# [What is required]
Return the lines from the line containing "Generate a Python" through the line containing "1.903, 1.928, 1.952, 1.977, 1.997]" exactly. No other line should appear in the answer.

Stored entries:

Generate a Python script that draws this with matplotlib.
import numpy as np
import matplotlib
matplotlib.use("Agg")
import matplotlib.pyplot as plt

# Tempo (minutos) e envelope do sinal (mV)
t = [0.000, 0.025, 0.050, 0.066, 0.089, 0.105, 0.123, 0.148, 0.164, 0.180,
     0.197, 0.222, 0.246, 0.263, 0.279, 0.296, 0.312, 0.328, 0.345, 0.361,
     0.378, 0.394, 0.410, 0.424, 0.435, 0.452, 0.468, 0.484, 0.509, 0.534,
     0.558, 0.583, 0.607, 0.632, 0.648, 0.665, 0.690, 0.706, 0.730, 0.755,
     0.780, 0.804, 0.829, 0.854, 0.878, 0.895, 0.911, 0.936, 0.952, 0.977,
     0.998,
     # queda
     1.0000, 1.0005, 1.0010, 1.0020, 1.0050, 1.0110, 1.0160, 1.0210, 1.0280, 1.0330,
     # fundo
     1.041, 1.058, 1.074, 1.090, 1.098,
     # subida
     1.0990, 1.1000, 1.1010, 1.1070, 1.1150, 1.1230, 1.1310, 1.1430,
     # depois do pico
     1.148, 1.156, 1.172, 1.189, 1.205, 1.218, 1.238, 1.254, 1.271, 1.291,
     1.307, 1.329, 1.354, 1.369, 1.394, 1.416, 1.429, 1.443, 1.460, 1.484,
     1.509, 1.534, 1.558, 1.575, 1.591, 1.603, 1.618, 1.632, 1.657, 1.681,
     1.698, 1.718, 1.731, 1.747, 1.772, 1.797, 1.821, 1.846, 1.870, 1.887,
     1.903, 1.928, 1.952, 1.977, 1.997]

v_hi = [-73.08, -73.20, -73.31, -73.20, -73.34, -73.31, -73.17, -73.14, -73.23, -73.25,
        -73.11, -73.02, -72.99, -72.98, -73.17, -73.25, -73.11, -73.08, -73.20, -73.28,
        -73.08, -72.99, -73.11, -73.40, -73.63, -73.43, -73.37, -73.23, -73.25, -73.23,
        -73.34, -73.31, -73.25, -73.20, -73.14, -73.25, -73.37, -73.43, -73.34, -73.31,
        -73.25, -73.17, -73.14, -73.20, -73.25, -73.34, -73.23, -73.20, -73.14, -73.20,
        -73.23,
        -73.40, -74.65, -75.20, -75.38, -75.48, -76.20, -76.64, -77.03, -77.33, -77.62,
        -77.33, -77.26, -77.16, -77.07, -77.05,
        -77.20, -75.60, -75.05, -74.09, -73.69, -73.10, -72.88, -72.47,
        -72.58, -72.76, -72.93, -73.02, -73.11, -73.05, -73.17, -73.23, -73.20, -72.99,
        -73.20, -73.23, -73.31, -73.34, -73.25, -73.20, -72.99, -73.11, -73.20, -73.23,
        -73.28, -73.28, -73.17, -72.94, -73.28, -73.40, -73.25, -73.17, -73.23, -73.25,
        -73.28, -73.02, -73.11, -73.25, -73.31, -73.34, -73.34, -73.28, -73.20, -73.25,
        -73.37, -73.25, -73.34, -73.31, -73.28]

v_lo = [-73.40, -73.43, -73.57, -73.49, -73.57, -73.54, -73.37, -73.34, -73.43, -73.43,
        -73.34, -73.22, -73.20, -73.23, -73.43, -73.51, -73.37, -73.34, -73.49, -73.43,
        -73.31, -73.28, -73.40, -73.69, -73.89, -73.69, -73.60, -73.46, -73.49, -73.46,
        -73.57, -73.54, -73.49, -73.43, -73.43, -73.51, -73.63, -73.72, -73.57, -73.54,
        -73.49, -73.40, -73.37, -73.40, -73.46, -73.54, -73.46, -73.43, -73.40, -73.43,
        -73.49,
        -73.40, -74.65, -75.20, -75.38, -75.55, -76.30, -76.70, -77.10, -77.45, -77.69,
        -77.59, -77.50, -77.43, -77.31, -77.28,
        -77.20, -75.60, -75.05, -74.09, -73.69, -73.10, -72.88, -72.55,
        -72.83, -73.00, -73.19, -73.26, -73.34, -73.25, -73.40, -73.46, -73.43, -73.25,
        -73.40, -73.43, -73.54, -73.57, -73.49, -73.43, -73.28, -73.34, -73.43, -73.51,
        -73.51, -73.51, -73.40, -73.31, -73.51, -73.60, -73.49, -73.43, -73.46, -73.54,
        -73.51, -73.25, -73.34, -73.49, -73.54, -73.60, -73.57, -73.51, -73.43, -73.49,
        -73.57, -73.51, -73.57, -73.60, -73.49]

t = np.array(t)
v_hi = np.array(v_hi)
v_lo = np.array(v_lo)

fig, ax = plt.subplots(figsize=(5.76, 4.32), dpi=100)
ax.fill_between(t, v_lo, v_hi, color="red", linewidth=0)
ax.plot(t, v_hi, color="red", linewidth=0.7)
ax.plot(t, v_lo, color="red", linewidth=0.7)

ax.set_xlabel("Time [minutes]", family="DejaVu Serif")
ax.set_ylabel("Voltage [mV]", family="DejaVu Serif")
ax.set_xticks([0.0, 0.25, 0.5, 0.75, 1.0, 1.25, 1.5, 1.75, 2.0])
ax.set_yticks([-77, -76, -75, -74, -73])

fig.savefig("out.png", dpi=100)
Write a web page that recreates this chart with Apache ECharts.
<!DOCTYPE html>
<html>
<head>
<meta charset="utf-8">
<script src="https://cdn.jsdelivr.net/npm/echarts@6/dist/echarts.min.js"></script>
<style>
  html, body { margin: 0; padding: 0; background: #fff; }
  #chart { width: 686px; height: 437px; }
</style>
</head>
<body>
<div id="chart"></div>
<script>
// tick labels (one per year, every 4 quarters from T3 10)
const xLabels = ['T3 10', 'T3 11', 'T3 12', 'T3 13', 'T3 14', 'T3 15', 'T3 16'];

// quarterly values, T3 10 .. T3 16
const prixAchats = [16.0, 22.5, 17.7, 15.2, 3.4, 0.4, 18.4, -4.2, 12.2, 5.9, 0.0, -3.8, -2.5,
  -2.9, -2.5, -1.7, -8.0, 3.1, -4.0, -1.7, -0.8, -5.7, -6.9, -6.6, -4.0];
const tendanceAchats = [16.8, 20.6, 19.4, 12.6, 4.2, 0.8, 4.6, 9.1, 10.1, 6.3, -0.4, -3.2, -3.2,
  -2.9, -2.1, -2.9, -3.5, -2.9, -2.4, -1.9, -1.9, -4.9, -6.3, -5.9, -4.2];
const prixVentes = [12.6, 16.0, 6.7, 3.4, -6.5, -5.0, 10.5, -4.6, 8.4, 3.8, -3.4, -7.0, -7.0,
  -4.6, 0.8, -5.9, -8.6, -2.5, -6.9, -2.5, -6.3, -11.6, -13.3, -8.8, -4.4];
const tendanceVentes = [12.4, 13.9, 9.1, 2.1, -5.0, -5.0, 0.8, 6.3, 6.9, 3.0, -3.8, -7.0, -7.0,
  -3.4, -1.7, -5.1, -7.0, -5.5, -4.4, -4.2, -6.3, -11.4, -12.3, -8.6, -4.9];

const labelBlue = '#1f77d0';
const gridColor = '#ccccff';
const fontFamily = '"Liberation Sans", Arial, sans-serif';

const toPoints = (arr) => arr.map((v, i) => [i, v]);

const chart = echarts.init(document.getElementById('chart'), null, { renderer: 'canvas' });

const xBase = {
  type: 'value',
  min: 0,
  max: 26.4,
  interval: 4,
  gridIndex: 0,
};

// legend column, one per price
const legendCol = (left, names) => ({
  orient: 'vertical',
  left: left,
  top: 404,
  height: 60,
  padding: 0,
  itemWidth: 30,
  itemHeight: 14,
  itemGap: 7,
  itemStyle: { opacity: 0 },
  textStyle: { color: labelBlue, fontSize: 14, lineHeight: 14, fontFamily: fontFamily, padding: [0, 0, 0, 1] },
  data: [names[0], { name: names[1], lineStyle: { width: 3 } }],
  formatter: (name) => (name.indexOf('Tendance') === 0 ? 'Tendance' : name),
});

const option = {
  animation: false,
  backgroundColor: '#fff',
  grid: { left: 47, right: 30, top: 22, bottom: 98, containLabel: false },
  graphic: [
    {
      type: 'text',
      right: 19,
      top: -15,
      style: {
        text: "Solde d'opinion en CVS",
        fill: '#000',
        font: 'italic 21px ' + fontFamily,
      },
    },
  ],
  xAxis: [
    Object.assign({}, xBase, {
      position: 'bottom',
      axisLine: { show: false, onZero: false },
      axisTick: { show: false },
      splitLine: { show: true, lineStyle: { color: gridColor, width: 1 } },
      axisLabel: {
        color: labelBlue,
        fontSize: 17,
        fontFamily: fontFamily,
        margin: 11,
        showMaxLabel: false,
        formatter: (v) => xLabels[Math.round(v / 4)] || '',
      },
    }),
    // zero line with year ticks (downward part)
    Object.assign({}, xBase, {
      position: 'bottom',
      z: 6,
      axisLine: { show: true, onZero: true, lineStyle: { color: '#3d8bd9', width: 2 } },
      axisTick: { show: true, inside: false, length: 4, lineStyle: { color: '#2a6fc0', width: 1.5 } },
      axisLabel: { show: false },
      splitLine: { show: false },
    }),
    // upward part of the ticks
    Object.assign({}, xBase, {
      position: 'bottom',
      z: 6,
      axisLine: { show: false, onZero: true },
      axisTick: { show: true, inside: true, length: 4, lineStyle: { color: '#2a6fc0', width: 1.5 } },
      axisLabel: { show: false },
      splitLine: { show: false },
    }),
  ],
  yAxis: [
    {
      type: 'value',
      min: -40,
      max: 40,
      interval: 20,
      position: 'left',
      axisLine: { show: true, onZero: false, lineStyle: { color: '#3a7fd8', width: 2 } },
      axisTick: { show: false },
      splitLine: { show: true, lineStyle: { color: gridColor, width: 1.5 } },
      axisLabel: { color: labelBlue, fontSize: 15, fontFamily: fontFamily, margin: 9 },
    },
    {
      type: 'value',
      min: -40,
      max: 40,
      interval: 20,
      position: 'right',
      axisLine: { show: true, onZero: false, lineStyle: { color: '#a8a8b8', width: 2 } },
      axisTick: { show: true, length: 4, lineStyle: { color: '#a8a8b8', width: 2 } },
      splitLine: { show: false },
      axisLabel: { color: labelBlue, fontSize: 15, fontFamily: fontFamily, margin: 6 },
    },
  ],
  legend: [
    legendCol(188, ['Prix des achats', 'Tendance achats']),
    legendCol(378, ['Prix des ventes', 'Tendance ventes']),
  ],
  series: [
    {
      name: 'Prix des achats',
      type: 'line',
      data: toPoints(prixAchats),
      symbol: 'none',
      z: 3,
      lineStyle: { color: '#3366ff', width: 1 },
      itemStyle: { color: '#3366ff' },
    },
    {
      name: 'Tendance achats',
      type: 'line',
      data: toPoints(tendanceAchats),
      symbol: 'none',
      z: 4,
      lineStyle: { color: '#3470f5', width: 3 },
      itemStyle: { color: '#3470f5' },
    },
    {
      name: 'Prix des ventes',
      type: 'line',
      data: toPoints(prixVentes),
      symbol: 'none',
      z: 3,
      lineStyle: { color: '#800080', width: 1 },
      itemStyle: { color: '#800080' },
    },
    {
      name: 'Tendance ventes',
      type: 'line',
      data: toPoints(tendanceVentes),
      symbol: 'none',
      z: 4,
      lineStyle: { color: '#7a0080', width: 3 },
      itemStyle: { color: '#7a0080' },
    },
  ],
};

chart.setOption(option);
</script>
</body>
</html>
* * *
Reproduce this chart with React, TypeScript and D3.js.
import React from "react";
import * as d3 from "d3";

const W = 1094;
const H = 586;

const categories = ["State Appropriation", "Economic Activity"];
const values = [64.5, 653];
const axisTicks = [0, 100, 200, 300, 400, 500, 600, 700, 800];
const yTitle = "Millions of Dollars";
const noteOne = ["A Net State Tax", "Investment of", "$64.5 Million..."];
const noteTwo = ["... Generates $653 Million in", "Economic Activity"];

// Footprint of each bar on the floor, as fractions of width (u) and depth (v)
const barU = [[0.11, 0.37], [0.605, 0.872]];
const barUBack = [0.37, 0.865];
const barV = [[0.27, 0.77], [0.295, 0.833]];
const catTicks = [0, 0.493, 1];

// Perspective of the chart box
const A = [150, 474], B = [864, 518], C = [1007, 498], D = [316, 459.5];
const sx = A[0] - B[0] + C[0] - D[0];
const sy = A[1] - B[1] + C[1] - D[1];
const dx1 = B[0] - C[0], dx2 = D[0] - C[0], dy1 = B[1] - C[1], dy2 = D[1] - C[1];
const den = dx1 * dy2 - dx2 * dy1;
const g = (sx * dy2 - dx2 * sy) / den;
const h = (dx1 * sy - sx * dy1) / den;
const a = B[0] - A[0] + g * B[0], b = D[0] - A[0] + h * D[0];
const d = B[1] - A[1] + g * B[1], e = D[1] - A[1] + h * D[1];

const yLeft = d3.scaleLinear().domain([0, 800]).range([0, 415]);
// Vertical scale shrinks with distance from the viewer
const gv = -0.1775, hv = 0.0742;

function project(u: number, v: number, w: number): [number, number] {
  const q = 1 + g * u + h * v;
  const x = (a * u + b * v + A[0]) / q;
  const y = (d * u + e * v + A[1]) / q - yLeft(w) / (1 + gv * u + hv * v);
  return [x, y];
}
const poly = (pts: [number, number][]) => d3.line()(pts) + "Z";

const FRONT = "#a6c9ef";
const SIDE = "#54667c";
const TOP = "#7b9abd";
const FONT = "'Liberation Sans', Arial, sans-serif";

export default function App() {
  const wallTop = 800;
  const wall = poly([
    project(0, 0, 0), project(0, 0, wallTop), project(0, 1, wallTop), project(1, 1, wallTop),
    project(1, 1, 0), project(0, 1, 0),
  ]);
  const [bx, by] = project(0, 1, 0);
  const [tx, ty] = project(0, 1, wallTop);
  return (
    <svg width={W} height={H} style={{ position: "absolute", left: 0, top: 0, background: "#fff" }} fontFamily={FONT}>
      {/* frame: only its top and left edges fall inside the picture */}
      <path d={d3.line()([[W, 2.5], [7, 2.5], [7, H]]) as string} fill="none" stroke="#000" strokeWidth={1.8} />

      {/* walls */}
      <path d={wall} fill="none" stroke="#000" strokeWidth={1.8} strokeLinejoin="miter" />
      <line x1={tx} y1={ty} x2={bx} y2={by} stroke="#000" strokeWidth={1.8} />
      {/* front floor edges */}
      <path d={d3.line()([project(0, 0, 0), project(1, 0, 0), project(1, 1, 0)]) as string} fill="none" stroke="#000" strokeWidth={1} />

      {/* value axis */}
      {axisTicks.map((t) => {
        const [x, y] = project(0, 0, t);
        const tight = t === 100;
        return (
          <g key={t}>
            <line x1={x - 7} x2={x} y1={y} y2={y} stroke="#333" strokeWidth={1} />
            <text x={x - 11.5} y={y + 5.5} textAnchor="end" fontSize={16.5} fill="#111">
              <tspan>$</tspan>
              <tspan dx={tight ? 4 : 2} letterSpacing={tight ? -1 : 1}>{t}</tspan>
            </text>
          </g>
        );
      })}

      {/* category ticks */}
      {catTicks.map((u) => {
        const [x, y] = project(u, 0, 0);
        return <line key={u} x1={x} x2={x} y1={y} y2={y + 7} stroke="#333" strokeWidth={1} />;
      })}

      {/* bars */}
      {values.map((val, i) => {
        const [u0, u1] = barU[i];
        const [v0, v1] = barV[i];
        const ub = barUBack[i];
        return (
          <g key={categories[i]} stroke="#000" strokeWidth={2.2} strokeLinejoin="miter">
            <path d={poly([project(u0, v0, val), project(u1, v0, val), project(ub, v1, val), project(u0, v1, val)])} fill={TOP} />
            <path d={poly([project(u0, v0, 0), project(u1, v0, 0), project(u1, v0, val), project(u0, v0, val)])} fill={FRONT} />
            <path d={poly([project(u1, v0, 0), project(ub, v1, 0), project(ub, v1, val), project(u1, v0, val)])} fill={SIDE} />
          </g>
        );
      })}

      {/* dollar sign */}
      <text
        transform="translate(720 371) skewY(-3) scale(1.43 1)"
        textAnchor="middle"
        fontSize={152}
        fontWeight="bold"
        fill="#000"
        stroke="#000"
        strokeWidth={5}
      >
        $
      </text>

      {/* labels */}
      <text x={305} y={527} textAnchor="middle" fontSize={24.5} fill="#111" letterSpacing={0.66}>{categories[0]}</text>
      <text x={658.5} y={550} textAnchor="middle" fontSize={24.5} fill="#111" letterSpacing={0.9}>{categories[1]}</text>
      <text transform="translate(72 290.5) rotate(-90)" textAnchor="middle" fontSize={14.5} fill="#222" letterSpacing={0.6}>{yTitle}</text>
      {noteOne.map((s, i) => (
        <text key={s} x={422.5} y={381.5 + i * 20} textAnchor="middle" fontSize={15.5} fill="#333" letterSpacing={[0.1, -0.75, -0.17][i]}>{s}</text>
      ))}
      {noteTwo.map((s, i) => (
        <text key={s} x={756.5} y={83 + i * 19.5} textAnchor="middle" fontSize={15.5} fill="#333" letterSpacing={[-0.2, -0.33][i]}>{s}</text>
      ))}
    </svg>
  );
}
==
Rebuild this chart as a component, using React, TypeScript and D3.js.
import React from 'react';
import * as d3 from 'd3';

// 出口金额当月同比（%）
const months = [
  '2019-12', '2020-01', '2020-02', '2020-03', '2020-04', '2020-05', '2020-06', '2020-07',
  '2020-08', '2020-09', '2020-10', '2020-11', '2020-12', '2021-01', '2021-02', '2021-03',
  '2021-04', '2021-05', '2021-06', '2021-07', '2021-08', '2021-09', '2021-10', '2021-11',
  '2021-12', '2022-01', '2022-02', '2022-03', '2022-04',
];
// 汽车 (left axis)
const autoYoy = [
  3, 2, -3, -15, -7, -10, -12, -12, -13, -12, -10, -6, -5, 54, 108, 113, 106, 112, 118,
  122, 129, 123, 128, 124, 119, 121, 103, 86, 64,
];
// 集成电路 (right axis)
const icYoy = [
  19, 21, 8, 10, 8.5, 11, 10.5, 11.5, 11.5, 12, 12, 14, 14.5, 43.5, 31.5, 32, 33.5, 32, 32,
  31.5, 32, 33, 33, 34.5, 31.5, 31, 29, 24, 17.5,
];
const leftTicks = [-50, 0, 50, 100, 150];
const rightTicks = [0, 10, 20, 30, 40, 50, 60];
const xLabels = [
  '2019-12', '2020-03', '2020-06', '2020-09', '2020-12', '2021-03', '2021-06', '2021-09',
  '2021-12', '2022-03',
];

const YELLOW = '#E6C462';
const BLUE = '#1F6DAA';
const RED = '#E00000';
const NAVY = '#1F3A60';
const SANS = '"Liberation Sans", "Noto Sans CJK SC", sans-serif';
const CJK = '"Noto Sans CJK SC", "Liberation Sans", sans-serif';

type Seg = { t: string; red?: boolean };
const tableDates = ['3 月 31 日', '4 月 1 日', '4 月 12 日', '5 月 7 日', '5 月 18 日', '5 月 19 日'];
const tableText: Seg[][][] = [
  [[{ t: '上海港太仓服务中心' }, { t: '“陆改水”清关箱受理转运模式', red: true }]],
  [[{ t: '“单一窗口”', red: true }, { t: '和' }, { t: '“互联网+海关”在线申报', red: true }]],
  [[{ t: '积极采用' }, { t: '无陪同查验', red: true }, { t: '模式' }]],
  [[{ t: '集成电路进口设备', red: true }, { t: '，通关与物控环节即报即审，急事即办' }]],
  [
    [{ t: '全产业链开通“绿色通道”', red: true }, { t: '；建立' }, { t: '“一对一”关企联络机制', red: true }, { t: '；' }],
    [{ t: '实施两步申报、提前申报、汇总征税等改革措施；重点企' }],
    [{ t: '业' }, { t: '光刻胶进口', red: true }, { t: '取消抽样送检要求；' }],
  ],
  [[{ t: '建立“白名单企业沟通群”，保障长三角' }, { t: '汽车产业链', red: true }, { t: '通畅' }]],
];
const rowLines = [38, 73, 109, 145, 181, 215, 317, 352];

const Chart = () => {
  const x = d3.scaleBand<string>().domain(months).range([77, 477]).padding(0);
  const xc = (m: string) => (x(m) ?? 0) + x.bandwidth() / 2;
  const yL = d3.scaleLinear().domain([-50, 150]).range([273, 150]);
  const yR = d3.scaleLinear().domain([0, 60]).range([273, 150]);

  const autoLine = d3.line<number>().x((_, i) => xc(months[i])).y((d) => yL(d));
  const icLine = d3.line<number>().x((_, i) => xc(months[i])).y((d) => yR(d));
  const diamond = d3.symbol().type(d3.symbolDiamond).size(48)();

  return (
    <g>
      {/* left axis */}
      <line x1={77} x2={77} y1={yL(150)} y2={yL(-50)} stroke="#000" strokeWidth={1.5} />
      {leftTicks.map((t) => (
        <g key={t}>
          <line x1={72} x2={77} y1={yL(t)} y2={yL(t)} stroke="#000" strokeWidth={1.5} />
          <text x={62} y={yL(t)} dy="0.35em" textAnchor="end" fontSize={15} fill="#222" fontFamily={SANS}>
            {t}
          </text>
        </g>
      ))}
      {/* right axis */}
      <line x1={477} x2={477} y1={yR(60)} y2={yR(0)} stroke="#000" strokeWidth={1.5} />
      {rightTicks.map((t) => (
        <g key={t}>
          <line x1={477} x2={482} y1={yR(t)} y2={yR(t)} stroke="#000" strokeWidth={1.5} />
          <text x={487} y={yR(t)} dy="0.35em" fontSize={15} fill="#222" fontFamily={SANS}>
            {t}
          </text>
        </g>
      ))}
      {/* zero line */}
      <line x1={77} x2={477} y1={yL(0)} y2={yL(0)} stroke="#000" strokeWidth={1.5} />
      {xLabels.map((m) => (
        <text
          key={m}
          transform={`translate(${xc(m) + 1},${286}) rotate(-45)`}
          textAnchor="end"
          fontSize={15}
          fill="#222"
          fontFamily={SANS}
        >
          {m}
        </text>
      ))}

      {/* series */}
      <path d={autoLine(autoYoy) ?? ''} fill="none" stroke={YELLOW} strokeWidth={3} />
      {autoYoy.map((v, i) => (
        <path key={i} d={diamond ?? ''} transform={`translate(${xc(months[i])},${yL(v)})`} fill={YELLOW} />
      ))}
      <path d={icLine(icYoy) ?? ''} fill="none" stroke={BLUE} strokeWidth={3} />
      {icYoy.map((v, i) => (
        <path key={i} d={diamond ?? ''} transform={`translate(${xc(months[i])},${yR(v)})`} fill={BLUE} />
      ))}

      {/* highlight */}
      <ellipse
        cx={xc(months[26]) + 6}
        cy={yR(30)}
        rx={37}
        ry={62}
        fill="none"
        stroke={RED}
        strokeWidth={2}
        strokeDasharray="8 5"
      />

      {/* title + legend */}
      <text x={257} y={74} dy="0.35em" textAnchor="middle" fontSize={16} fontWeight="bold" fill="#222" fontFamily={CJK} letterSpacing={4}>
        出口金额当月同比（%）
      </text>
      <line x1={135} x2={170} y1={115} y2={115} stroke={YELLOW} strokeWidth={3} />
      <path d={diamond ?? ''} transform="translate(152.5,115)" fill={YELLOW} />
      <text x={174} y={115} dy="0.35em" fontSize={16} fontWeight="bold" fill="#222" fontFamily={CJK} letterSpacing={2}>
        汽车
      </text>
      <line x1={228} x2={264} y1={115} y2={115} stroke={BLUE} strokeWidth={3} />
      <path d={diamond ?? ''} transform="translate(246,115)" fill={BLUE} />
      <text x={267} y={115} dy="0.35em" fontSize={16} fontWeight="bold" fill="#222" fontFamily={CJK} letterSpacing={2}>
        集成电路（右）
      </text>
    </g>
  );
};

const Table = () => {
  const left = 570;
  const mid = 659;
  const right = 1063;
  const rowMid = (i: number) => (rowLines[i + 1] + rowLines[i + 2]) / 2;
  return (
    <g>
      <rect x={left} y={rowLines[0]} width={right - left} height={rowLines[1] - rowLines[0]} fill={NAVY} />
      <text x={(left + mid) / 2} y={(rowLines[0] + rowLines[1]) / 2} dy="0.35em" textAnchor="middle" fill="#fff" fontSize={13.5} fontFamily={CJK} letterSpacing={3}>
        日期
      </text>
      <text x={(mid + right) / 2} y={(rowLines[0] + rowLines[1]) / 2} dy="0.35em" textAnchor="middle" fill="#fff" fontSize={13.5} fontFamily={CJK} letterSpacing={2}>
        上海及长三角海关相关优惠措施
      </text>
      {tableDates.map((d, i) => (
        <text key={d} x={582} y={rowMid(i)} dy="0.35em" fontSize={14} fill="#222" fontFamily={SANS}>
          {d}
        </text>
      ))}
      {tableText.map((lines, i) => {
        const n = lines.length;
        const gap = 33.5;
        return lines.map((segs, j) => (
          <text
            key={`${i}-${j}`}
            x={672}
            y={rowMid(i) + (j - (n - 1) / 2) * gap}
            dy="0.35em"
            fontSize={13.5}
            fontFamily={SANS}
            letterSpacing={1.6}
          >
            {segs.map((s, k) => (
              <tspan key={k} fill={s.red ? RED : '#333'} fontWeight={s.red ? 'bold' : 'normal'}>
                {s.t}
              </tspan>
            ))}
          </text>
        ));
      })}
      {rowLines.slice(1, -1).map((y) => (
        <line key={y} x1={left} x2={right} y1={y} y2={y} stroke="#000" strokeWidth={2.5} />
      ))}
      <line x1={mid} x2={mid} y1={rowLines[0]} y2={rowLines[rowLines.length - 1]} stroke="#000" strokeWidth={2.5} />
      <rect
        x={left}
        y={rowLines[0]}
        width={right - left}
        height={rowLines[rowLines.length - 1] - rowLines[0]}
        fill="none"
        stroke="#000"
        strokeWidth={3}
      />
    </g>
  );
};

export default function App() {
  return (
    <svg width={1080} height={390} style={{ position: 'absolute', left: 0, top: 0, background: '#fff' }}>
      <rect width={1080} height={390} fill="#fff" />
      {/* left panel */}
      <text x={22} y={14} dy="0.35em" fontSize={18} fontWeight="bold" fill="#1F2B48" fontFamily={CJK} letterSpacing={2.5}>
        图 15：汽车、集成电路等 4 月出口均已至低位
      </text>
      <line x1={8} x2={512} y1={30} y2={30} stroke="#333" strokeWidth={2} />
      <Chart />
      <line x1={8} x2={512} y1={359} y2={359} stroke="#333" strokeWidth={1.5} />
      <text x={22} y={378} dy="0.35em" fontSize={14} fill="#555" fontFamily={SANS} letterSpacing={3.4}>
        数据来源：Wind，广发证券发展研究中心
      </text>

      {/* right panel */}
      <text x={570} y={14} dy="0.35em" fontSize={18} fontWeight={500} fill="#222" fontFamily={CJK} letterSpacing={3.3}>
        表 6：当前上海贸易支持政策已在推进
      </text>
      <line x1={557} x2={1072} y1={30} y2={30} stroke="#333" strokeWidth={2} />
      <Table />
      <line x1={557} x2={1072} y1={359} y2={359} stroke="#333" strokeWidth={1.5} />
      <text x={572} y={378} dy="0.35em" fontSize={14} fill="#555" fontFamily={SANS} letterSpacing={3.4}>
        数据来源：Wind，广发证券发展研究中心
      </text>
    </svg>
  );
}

# [Complete response]
Generate a Python script that draws this with matplotlib.
import numpy as np
import matplotlib
matplotlib.use("Agg")
import matplotlib.pyplot as plt

# Tempo (minutos) e envelope do sinal (mV)
t = [0.000, 0.025, 0.050, 0.066, 0.089, 0.105, 0.123, 0.148, 0.164, 0.180,
     0.197, 0.222, 0.246, 0.263, 0.279, 0.296, 0.312, 0.328, 0.345, 0.361,
     0.378, 0.394, 0.410, 0.424, 0.435, 0.452, 0.468, 0.484, 0.509, 0.534,
     0.558, 0.583, 0.607, 0.632, 0.648, 0.665, 0.690, 0.706, 0.730, 0.755,
     0.780, 0.804, 0.829, 0.854, 0.878, 0.895, 0.911, 0.936, 0.952, 0.977,
     0.998,
     # queda
     1.0000, 1.0005, 1.0010, 1.0020, 1.0050, 1.0110, 1.0160, 1.0210, 1.0280, 1.0330,
     # fundo
     1.041, 1.058, 1.074, 1.090, 1.098,
     # subida
     1.0990, 1.1000, 1.1010, 1.1070, 1.1150, 1.1230, 1.1310, 1.1430,
     # depois do pico
     1.148, 1.156, 1.172, 1.189, 1.205, 1.218, 1.238, 1.254, 1.271, 1.291,
     1.307, 1.329, 1.354, 1.369, 1.394, 1.416, 1.429, 1.443, 1.460, 1.484,
     1.509, 1.534, 1.558, 1.575, 1.591, 1.603, 1.618, 1.632, 1.657, 1.681,
     1.698, 1.718, 1.731, 1.747, 1.772, 1.797, 1.821, 1.846, 1.870, 1.887,
     1.903, 1.928, 1.952, 1.977, 1.997]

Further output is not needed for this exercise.